Ofsted says sharing training aides would lead to unnecessary teacher workload.

Training materials for Ofsted inspectors should not be published as it could result in increased and unnecessary workload for teachers, chief inspector Amanda Spielman has said.

In a letter to Geoff Barton, the general secretary of the Association of School and College Leaders, Ms Spielman insisted that Ofsted would not be sharing inspection training materials despite repeated calls for them to do so.

Both ASCL and the Confederation of School Trusts (CST) had called on the watchdog to publish its training materials with all schools after a series of documents were shared on social media.

However, in a letter to Mr Barton, Ms Spielman has ruled this out as she said the materials “lack the necessary context for a wider audience.”

Ms Spielman wrote: “The ‘aide memoires’ are summaries of a very detailed inspector training programme. They do not include any new ideas or approaches to methodology.

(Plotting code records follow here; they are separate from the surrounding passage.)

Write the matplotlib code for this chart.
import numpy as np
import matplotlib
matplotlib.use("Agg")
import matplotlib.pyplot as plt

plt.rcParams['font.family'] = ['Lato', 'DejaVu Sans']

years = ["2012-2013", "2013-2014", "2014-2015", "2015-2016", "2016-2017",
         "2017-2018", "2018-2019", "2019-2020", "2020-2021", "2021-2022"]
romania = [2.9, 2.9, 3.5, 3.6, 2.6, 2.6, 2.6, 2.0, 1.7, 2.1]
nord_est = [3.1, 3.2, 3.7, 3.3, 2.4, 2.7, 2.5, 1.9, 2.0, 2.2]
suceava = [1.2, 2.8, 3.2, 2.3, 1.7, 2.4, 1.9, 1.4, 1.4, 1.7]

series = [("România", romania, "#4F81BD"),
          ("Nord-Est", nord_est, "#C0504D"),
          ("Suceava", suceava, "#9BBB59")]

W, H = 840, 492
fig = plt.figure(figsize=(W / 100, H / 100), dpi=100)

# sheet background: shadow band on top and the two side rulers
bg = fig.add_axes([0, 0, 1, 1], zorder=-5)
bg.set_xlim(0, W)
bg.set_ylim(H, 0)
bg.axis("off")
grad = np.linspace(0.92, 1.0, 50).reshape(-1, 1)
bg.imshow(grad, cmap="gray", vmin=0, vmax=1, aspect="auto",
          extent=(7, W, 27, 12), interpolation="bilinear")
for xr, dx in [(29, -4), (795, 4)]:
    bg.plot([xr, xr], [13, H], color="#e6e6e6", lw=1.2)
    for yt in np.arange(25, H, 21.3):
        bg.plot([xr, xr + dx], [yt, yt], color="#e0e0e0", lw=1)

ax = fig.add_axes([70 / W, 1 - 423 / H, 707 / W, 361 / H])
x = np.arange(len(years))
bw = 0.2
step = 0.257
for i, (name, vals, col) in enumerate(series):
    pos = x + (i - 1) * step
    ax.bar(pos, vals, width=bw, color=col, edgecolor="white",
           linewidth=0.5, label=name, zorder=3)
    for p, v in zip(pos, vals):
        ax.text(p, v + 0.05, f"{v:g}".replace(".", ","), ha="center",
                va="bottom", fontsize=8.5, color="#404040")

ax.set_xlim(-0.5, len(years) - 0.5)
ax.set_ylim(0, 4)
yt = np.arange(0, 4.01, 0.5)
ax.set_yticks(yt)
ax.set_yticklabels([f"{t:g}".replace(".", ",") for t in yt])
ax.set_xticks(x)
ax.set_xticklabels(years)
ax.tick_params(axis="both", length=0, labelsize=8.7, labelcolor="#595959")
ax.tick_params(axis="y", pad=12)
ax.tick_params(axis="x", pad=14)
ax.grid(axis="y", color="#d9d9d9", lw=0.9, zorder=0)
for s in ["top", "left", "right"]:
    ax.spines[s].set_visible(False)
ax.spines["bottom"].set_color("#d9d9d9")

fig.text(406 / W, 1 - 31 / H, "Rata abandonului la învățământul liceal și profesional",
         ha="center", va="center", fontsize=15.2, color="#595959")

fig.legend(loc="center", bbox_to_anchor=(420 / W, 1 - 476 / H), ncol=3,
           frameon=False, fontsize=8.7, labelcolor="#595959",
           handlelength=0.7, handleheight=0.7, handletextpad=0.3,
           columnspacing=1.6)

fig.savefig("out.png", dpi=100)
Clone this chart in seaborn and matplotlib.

“All of the content is in the public domain in our published research reviews, subject videos and other materials.

“Our concern is that releasing these documents separately, without the accompanying context and detail, could lead to people misinterpreting their purpose or messages.

“In particular, we are concerned that schools could use them as simple checklists, leading to increased and unnecessary workload.

“We recognize that some schools have got hold of these documents and may use them inappropriately, but that is very different to us publishing them ourselves, which could be seen as us endorsing their use in this way.”

In response, Mr Barton said: “We’re disappointed with the Chief Inspector’s response. It is a very simple matter. Schools should have equal access to materials used by school inspectors in the interests of fairness and transparency.

“This is obviously not the case at the moment, as some schools have school inspectors on their staff, and others don’t, while some will have seen the materials on social media, and others won’t. Instead of digging in its heels, Ofsted should do the right thing and publish these materials.”

Yesterday, the deputy chief executive of the CST Steve Rollett wrote a blog in which he questioned whether Ofsted lacked the confidence to share its training inspection materials with the sector.

Documents are now being shared online, which show both detailed subject inspector guides for both primary and secondary school inspections and aide memoire sheets for inspectors in different subject areas.